When the A/CLA hasn't heard from either one of you, she may wonder why. A short note can keep her informed:

  • [Applicant] has asked me to tell you that she is newly pregnant and has felt quite ill. We haven't been able to get together. When she feels better, you'll be hearing from me again. The A/CLA can be a resource for you, as you help an Applicant prepare for leadership. She can help the most when you let her know what you need. Consider these comments:
  • My co-Leader and I are very much alike in the personal choices we've made. We manage the Group, organize materials, and lead meetings in similar ways, too. We are a remote Group, with no others nearby. How can I help [Applicant] expand her knowledge of what we look for in a Leader, so she will know how to identify potential Leaders?
  • [Applicant] is really nervous about telephone helping. She's afraid she won't know the information she needs to help mothers. Do you have any ideas for ways to help her feel more confident?
  • [Applicant] is feeling apprehensive about how she will lead meetings and watch her toddler at the same time. My children are older and aren't with me at meetings. Can you recommend any resources that would help [Applicant]?
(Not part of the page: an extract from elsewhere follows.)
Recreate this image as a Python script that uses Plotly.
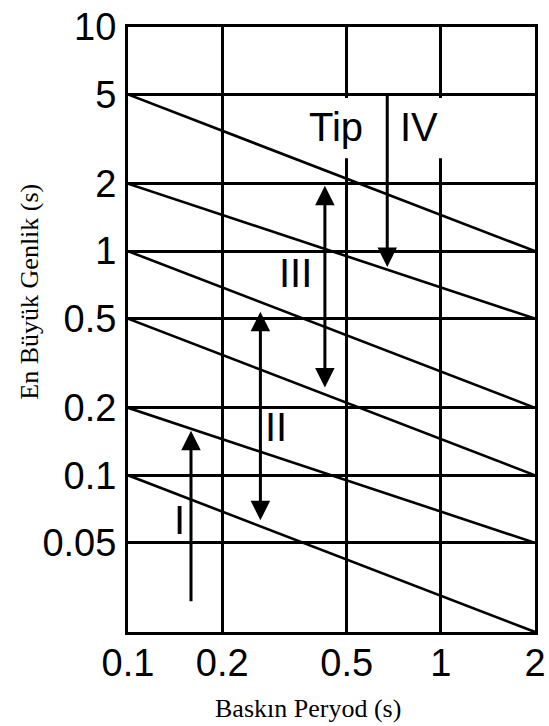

The A/CLA can recommend helpful exercises and useful articles. She may also have access to publications not available to you, and can send you information from those. The A/CLA may also be able to offer information and insights that contribute to the Applicant's expanding knowledge base and developing confidence.

The A/CLA is eager to be a resource for you. She also counts on you, based on your face-to-face relationship, to add another dimension to the picture she has of the Applicant. She looks forward to hearing from you by email, by postal letter, in person, or by telephone. Please, contact your A/CLA today, and let her know what you and the Applicant have been doing, and how the A/CLA can help.